CERTAIN JUDGEMENTS RELATED TO SECTION 47(XIII), SECTION 47(XIV), SECTION 47A(3):
Sr. No. | Case Law Name | Synopsis of the Case Law |
1. | CIT vs. Texspin Eng. & Mfg. Works (263 ITR 345) (Bombay HC)
Well Pack Packaging Vs. DCIT (2003)78TTJ(AHD)448 (Guj. HC) |
Conversion of partnership firm to company will not attract provisions of Section 45(4) as there is no distribution of capital asset on dissolution and provisions of Section 45(1) also does not apply as the vesting of the properties of the firm in the company was not consequent or incidental to a transfer as contemplated u/s
45(1). Therefore non-compliance of conditions laid down in Section 47 (xiii) shall not result into adverse tax implications |
2. | Ruling by ITAT (Tribunal) Ahmedabad Bench* | Tribunal held that there is no requirement under section 47(xiii) of the Income-tax Act, 1961 (Act) that a firm should be ‘converted’ into a company.
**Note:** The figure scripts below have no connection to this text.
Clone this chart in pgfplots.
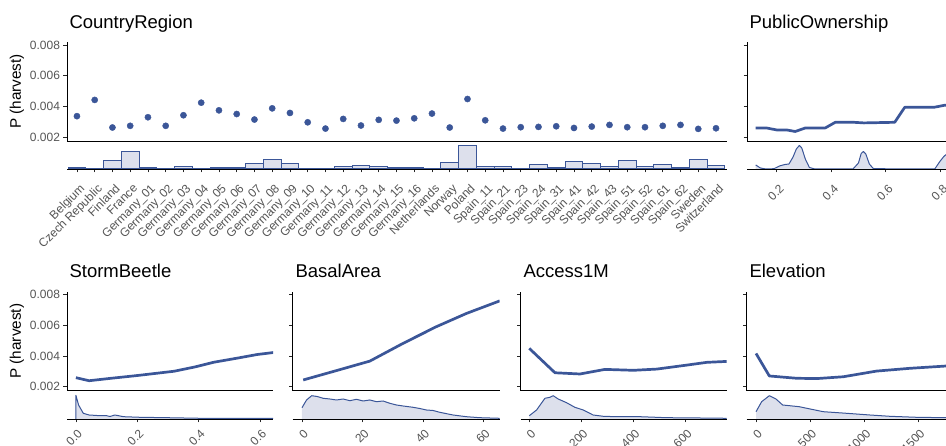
\documentclass[border=0pt]{standalone}
\usepackage{fontspec}
\setmainfont{Liberation Sans}
\usepackage{pgfplots}
\pgfplotsset{compat=1.18}
\definecolor{bl}{RGB}{59,86,152}
\definecolor{fl}{RGB}{221,224,236}
\definecolor{gr}{RGB}{85,85,85}
\pgfplotsset{
  base/.style={scale only axis, tick align=outside, major tick length=3.5pt,
    axis line style={line width=0.8pt,-}, every tick/.style={line width=0.6pt,black!85},
    ticklabel style={font=\fontsize{12}{12}\selectfont, text=gr},
    /pgf/number format/assume math mode=true, scaled ticks=false},
  mainax/.style={base, axis x line*=bottom, axis y line*=left, xtick=\empty,
    ymin=0.00174, ymax=0.0082, height=99pt,
    ytick={0.002,0.004,0.006,0.008}, yticklabels={0.002,0.004,0.006,0.008}},
  mainnl/.style={mainax, yticklabels={}},
  denax/.style={base, axis x line*=bottom, axis y line=none, ymin=0, ytick=\empty},
  denT/.style={denax, xticklabel style={yshift=-8.5pt, xshift=2pt, rotate=45, anchor=north east, inner sep=1.5pt}},
  denB/.style={denax, xticklabel style={yshift=-3.5pt, xshift=1pt, rotate=45, anchor=north east, inner sep=1.5pt}},
  ln/.style={bl, line width=2.7pt, line join=round},
  dl/.style={bl, line width=1pt, line join=round},
  df/.style={fill=fl, draw=none},
}
\begin{document}
\begin{tikzpicture}
\useasboundingbox (0,0) rectangle (946pt,446pt);
% ---------------- CountryRegion ----------------
\begin{axis}[mainax, width=660pt, at={(67pt,305pt)}, anchor=south west, xmin=-0.56, xmax=36.62]
\addplot[only marks, mark=*, mark size=3.1pt, color=bl] coordinates {
(0,0.00336)(1,0.00442)(2,0.00262)(3,0.00273)(4,0.00329)(5,0.00273)(6,0.00342)(7,0.00424)
(8,0.00374)(9,0.00350)(10,0.00314)(11,0.00387)(12,0.00357)(13,0.00296)(14,0.00255)(15,0.00318)
(16,0.00275)(17,0.00312)(18,0.00307)(19,0.00322)(20,0.00353)(21,0.00262)(22,0.00448)(23,0.00309)
(24,0.00255)(25,0.00264)(26,0.00266)(27,0.00270)(28,0.00259)(29,0.00268)(30,0.00279)(31,0.00264)
(32,0.00264)(33,0.00273)(34,0.00279)(35,0.00253)(36,0.00257)};
\end{axis}
\begin{axis}[denT, width=660pt, height=26pt, ymax=26, at={(67pt,277pt)}, anchor=south west,
  xmin=-0.56, xmax=36.62, xtick={0,...,36},
  xticklabels={Belgium,Czech Republic,Finland,France,Germany\_01,Germany\_02,Germany\_03,Germany\_04,Germany\_05,Germany\_06,Germany\_07,Germany\_08,Germany\_09,Germany\_10,Germany\_11,Germany\_12,Germany\_13,Germany\_14,Germany\_15,Germany\_16,Netherlands,Norway,Poland,Spain\_11,Spain\_21,Spain\_23,Spain\_24,Spain\_31,Spain\_41,Spain\_42,Spain\_43,Spain\_51,Spain\_52,Spain\_61,Spain\_62,Sweden,Switzerland}]
\addplot[ybar, bar width=1, draw=bl, fill=fl, line width=1pt] coordinates {
(0,1.5)(1,0.6)(2,8.8)(3,17.8)(4,1.5)(5,0.3)(6,2.9)(7,0.3)(8,1.7)(9,1.7)(10,5.5)(11,9.2)(12,5.2)
(13,0.3)(14,0.3)(15,2.3)(16,3.9)(17,2.0)(18,1.5)(19,1.7)(20,0.3)(21,6.5)(22,23.2)(23,2.9)(24,2.3)
(25,0.8)(26,4.2)(27,1.5)(28,7.2)(29,5.5)(30,2.6)(31,8.8)(32,2.9)(33,4.8)(34,1.7)(35,9.2)(36,3.6)};
\end{axis}
\node[anchor=base west, font=\fontsize{18.5}{20}\selectfont] at (66pt,417pt) {CountryRegion};
\node[rotate=90, font=\fontsize{15.3}{16}\selectfont] at (17pt,354.5pt) {P (harvest)};
% ---------------- PublicOwnership ----------------
\begin{axis}[mainnl, width=206pt, at={(747pt,305pt)}, anchor=south west, xmin=0.091, xmax=0.847]
\addplot[ln] coordinates {(0.123,0.00259)(0.163,0.00259)(0.2,0.00246)(0.237,0.00246)(0.268,0.00236)
(0.305,0.00259)(0.378,0.00259)(0.415,0.00296)(0.482,0.00296)(0.52,0.00292)(0.633,0.00296)
(0.67,0.00394)(0.778,0.00394)(0.815,0.00407)(0.85,0.00412)};
\end{axis}
\begin{axis}[denT, width=206pt, height=26pt, ymax=26, at={(747pt,277pt)}, anchor=south west,
  xmin=0.091, xmax=0.847, xtick={0.2,0.4,0.6,0.8}, xticklabels={0.2,0.4,0.6,0.8}]
\addplot[df] coordinates {(0.123,4)(0.14,1)(0.16,0)(0.19,0.3)(0.21,3)(0.23,4.5)(0.245,5)(0.26,12)
(0.272,20)(0.283,23.5)(0.292,21)(0.305,10)(0.32,1.5)(0.34,0)(0.48,0)(0.5,6)(0.51,15.5)(0.518,17.5)
(0.527,15)(0.54,5)(0.555,0.3)(0.78,0)(0.80,8)(0.815,13)(0.83,16)} \closedcycle;
\addplot[dl] coordinates {(0.123,4)(0.14,1)(0.16,0)(0.19,0.3)(0.21,3)(0.23,4.5)(0.245,5)(0.26,12)
(0.272,20)(0.283,23.5)(0.292,21)(0.305,10)(0.32,1.5)(0.34,0)(0.48,0)(0.5,6)(0.51,15.5)(0.518,17.5)
(0.527,15)(0.54,5)(0.555,0.3)(0.78,0)(0.80,8)(0.815,13)(0.83,16)};
\end{axis}
\node[anchor=base west, font=\fontsize{18.5}{20}\selectfont] at (746pt,417pt) {PublicOwnership};
% ---------------- StormBeetle ----------------
\begin{axis}[mainax, width=206pt, at={(67pt,55.3pt)}, anchor=south west, xmin=-0.029, xmax=0.642]
\addplot[ln] coordinates {(0,0.00259)(0.043,0.00239)(0.11,0.00254)(0.2,0.00273)(0.32,0.00301)
(0.39,0.0033)(0.45,0.0036)(0.53,0.00388)(0.59,0.0041)(0.643,0.00423)};
\end{axis}
\begin{axis}[denB, width=206pt, height=25pt, ymax=25, at={(67pt,27pt)}, anchor=south west,
  xmin=-0.029, xmax=0.642, xtick={0,0.2,0.4,0.6}, xticklabels={0.0,0.2,0.4,0.6}]
\addplot[df] coordinates {(0,0)(0,23.7)(0.0087,14)(0.024,5.7)(0.043,4)(0.078,3.3)(0.1,3.3)(0.111,2.5)
(0.127,4)(0.155,2.3)(0.209,1.7)(0.296,1.3)(0.405,0.7)(0.644,0.7)} \closedcycle;
\addplot[dl] coordinates {(0,0)(0,23.7)(0.0087,14)(0.024,5.7)(0.043,4)(0.078,3.3)(0.1,3.3)(0.111,2.5)
(0.127,4)(0.155,2.3)(0.209,1.7)(0.296,1.3)(0.405,0.7)(0.644,0.7)};
\end{axis}
\node[anchor=base west, font=\fontsize{18.5}{20}\selectfont] at (66pt,168pt) {StormBeetle};
\node[rotate=90, font=\fontsize{15.3}{16}\selectfont] at (17pt,104.8pt) {P (harvest)};
% ---------------- BasalArea ----------------
\begin{axis}[mainnl, width=207pt, at={(292.7pt,55.3pt)}, anchor=south west, xmin=-3.07, xmax=65.3]
\addplot[ln] coordinates {(0.4,0.00244)(11,0.00303)(22.4,0.00367)(33.4,0.00483)(44.3,0.00591)
(54.3,0.00678)(65.3,0.0076)};
\end{axis}
\begin{axis}[denB, width=207pt, height=25pt, ymax=25, at={(292.7pt,27pt)}, anchor=south west,
  xmin=-3.07, xmax=65.3, xtick={0,20,40,60}, xticklabels={0,20,40,60}]
\addplot[df] coordinates {(0,11.3)(1.5,19)(3.2,23.3)(5,22.5)(7,20.7)(9.2,20)(11.4,19)(13.6,20)
(15.8,18.3)(18,19.7)(20.2,18)(22.4,19)(24.6,17.3)(26.8,18)(29,15.7)(31.2,14)(33.4,13)(36.7,11.7)
(38.9,10.5)(41.1,9)(43.3,8.5)(45.5,6.7)(49.9,4)(54.3,2.3)(58.7,1.3)(65.3,0.7)} \closedcycle;
\addplot[dl] coordinates {(0,11.3)(1.5,19)(3.2,23.3)(5,22.5)(7,20.7)(9.2,20)(11.4,19)(13.6,20)
(15.8,18.3)(18,19.7)(20.2,18)(22.4,19)(24.6,17.3)(26.8,18)(29,15.7)(31.2,14)(33.4,13)(36.7,11.7)
(38.9,10.5)(41.1,9)(43.3,8.5)(45.5,6.7)(49.9,4)(54.3,2.3)(58.7,1.3)(65.3,0.7)};
\end{axis}
\node[anchor=base west, font=\fontsize{18.5}{20}\selectfont] at (292pt,168pt) {BasalArea};
% ---------------- Access1M ----------------
\begin{axis}[mainnl, width=206pt, at={(520.7pt,55.3pt)}, anchor=south west, xmin=-33, xmax=758]
\addplot[ln] coordinates {(0,0.0045)(98.6,0.00291)(194.6,0.00283)(290.6,0.00313)(400,0.00307)
(489.5,0.00315)(604.7,0.00341)(681.5,0.00359)(758,0.00365)};
\end{axis}
\begin{axis}[denB, width=206pt, height=25pt, ymax=25, at={(520.7pt,27pt)}, anchor=south west,
  xmin=-33, xmax=758, xtick={0,200,400,600}, xticklabels={0,200,400,600}]
\addplot[df] coordinates {(0,3.3)(28,9)(60,20.7)(79,21.7)(92,23.3)(111,20)(143,16.3)(175,11.7)
(207,9)(245,4)(284,2.7)(335,2.3)(425,2.3)(527,1.3)(655,1)(758,0.7)} \closedcycle;
\addplot[dl] coordinates {(0,3.3)(28,9)(60,20.7)(79,21.7)(92,23.3)(111,20)(143,16.3)(175,11.7)
(207,9)(245,4)(284,2.7)(335,2.3)(425,2.3)(527,1.3)(655,1)(758,0.7)};
\end{axis}
\node[anchor=base west, font=\fontsize{18.5}{20}\selectfont] at (520pt,168pt) {Access1M};
% ---------------- Elevation ----------------
\begin{axis}[mainnl, width=206pt, at={(746.7pt,55.3pt)}, anchor=south west, xmin=-86, xmax=1816]
\addplot[ln] coordinates {(0,0.00417)(123,0.0027)(376,0.00255)(560,0.00253)(806,0.00265)
(1113,0.00302)(1420,0.0032)(1754,0.00335)(1816,0.00338)};
\end{axis}
\begin{axis}[denB, width=206pt, height=25pt, ymax=25, at={(746.7pt,27pt)}, anchor=south west,
  xmin=-86, xmax=1816, xtick={0,500,1000,1500}, xticklabels={0,500,1000,1500}]
\addplot[df] coordinates {(0,7.3)(52,17.3)(123,23.3)(184,20)(246,14)(399,12.3)(500,10)(621,7.3)
(836,5.7)(1051,4)(1236,2.7)(1482,1.7)(1816,1.2)} \closedcycle;
\addplot[dl] coordinates {(0,7.3)(52,17.3)(123,23.3)(184,20)(246,14)(399,12.3)(500,10)(621,7.3)
(836,5.7)(1051,4)(1236,2.7)(1482,1.7)(1816,1.2)};
\end{axis}
\node[anchor=base west, font=\fontsize{18.5}{20}\selectfont] at (746pt,168pt) {Elevation};
\end{tikzpicture}
\end{document}
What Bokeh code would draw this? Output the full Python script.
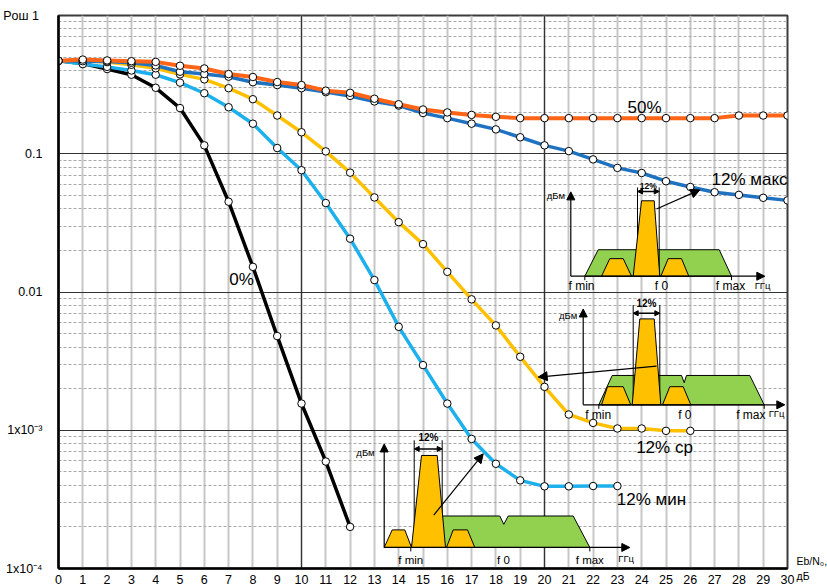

Further it says that if existing company acquires partnership firm / proprietorship firm assuring that condition laid down in Section 47(xiii) & Section 47(xiv) has been duly care of and satisfied, then such exemption shall be granted for the transfer. |
BENEFITS OF TRANSFERRING PARTNERSHIP/PROPRIETORSHIP TO PRIVATE LIMITED COMPANY:
1. Benefits of Tax Rate in a Firm Vs. Company:
Nature of Business | Partnership Firm | Private Limited Company | Benefit of Income Tax
(in case of Private Limited Company) |
||
Total Income upto 1 Crore | Total Income exceed 1 Crore | Any amount of Income | Total Income upto 1 Crore | Total Income exceed 1 Crore | |
If incorporated as Manufacturing Unit after 01.10.2019 up to 31.3.2024 | 30*1.04 = 31.20% | 30*1.12*1.04 = 34.94% | 15*1.10*1.04 = 17.16% | 31.2 – 17.16 = 14.04% | 34.94 – 17.16 = 17.78% |
Other than above | 30*1.04 = 31.20% | 30*1.12*1.04 = 34.94% | 22*1.10*1.04 = 25.17% | 31.2 – 25.17 = 6.03% | 34.94 – 25.17 = 9.77% |
2. Taxation Benefits & Impact of Conversion:
- The transfer of property from a Partnership firm to a Company is exempt from Capital Gains tax.
- The accumulated loss and unabsorbed depreciation of the Partnership firm are considered as the loss/depreciation of the successor company in the year of conversion. This allows the successor to carry forward such losses for up to eight years.
- All assets and liabilities of the Partnership firm at the time of conversion become those of the Company.
- The goodwill and brand value of the Partnership firm remain intact, providing continuity and legal recognition to its past success.
- The Company automatically inherits all movable and immovable properties of the Partnership firm without the need for a transfer instrument, thus exempting it from stamp duty payments.
Synopsis: The conversion of a partnership or proprietorship firm into a Private Limited Company presents advantageous prospects from an income tax standpoint, primarily due to potential tax savings. This strategic shift not only alters the business structure but also offers avenues for tax optimization. By transitioning to a Private Limited Company, the entity gains access to various tax incentives and allowances available exclusively to corporate entities, thereby potentially reducing its tax liabilities. This strategic move is thus recommended for firms seeking to optimize their tax position while ensuring compliance with the Income Tax Act of 1961 and all other relevant statutory act(s).